Ron Paul, the former U.S. representative from Texas and perhaps America's most popular libertarian voice, has long said that the nation's monetary and fiscal policies would result in massive inflation. According to the common measures of inflation, this has not yet occurred. But Paul maintains that the inflation he has warned of has indeed come to fruition in asset prices, and that once it unravels, a market crash will ensue.
"I think there's plenty of inflation, but my definition of inflation is a little different than the rest, because I think prices going up in the different areas is a consequence of inflation," Paul said on Tuesday's "Futures Now." "There's a lot of inflation in the stock market. I think there's a bubble there."
He says that what's occurring asset prices simply don't comport with what's happening in the economy.
"The growth isn't there. The only thing that grows is the debt, and just think about how much money they have to create value in the stock market," he said. "The unemployment is very, very bad, despite some of the optimism that is expressed with Wall Street, but that's all deception. I think you still have to see a healthy economy and people aren't complaining about structural employment, which is really insidious."
But he says that thanks to the low interest rates fostered by the Federal Reserve's stimulative policies, people are buying stocks regardless.
"One thing we have to remember is that when you get false information from artificially low interest rates, that mistakes are made, they're inevitable. You make mistakes even when you have market rates of interest. But when the market rate of interest is so low for everybody, there's a lot of mistakes, and that's why you have the bubbles, and that's why you go through the catastrophe we had in '08 and '09, and I think the conditions are every bit as bad as they were in '08 and '09."
So if Paul is reminded of 2008 and 2009, does he think the market will crash once again?
"Well, yes. The market has to correct, and who's going to call it a crash until it happens? We're in for a major correction, I think. I think we're very, very vulnerable," he said. "When it's artificial, it's distorted, it's vulnerable, and it's just looking for the correction."
While that's his view of the market, for Paul it ultimately comes back to politics. Ron Paul has long said America should "end the Fed," and he made that case once again on Tuesday.

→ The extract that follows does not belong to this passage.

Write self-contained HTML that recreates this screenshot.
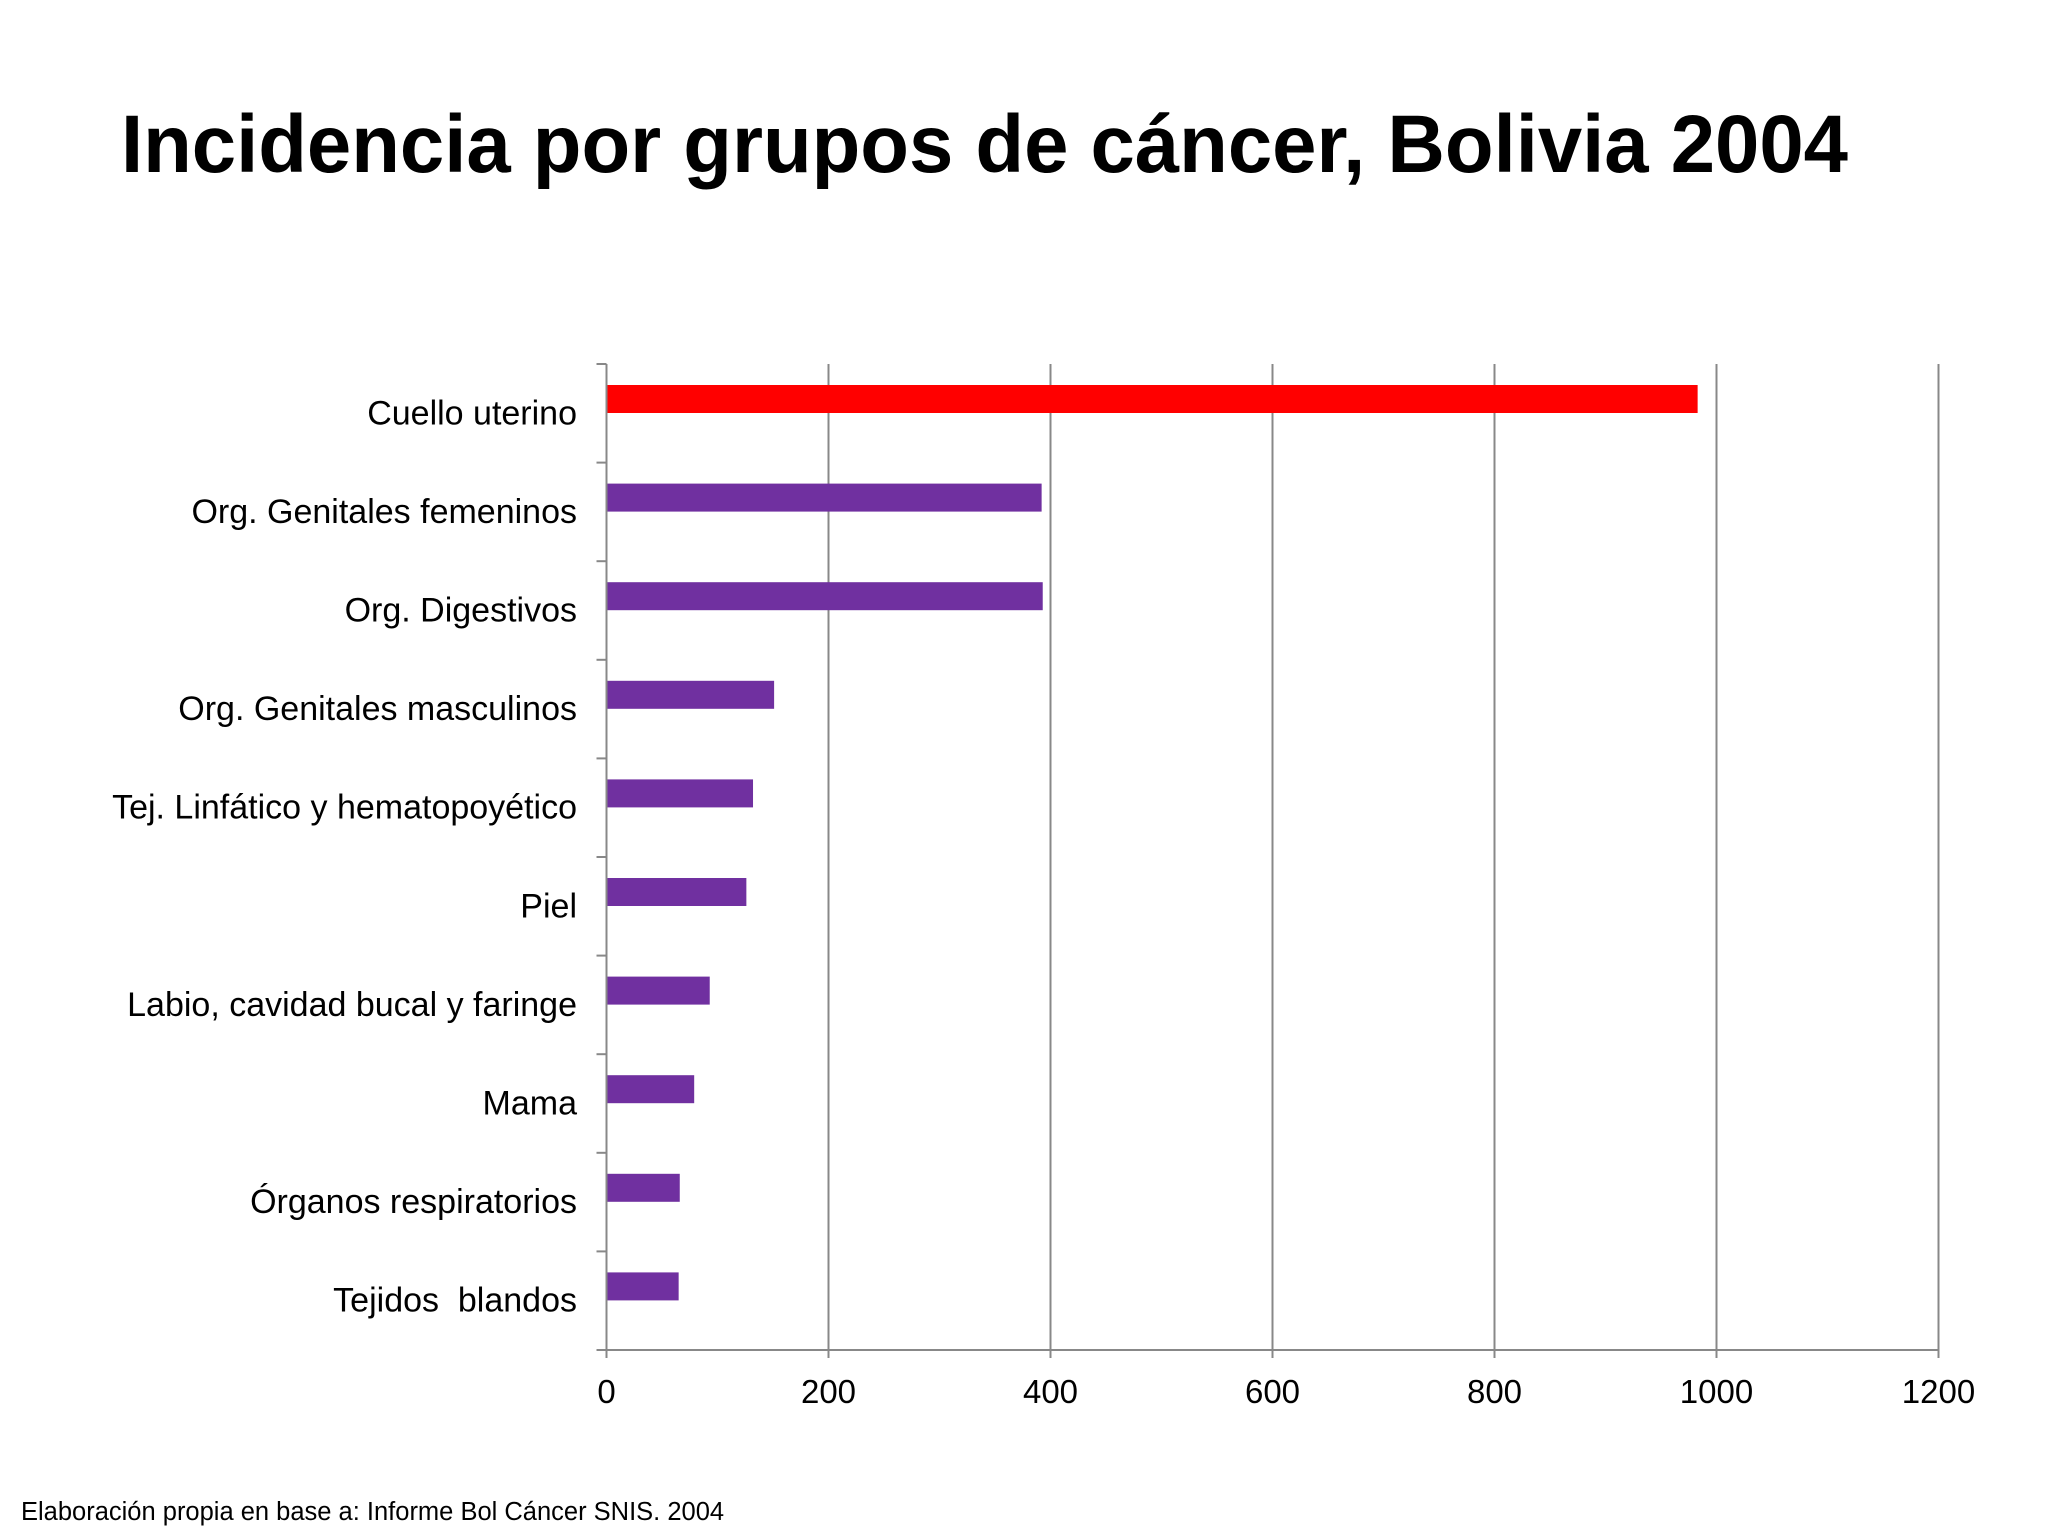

"One thing you have to do is get rid of the Fed, because, you know, we're anticipating what word, what phrase, what hyphen is going to be said, so that they can spin, you know, spin that, and the markets will go one way or the other, shifting values of tens of billions of dollars within minutes. That is just a very, very inefficient way to operate a market, to have one individual make one statement, and put so much weight on it. In short term, it's very, very real, because people are going to make it or break it, you know, on this interpretation. But that has nothing to do with the free market, nothing to do with building capitalism, and savings, and the things necessary to have a growing economy."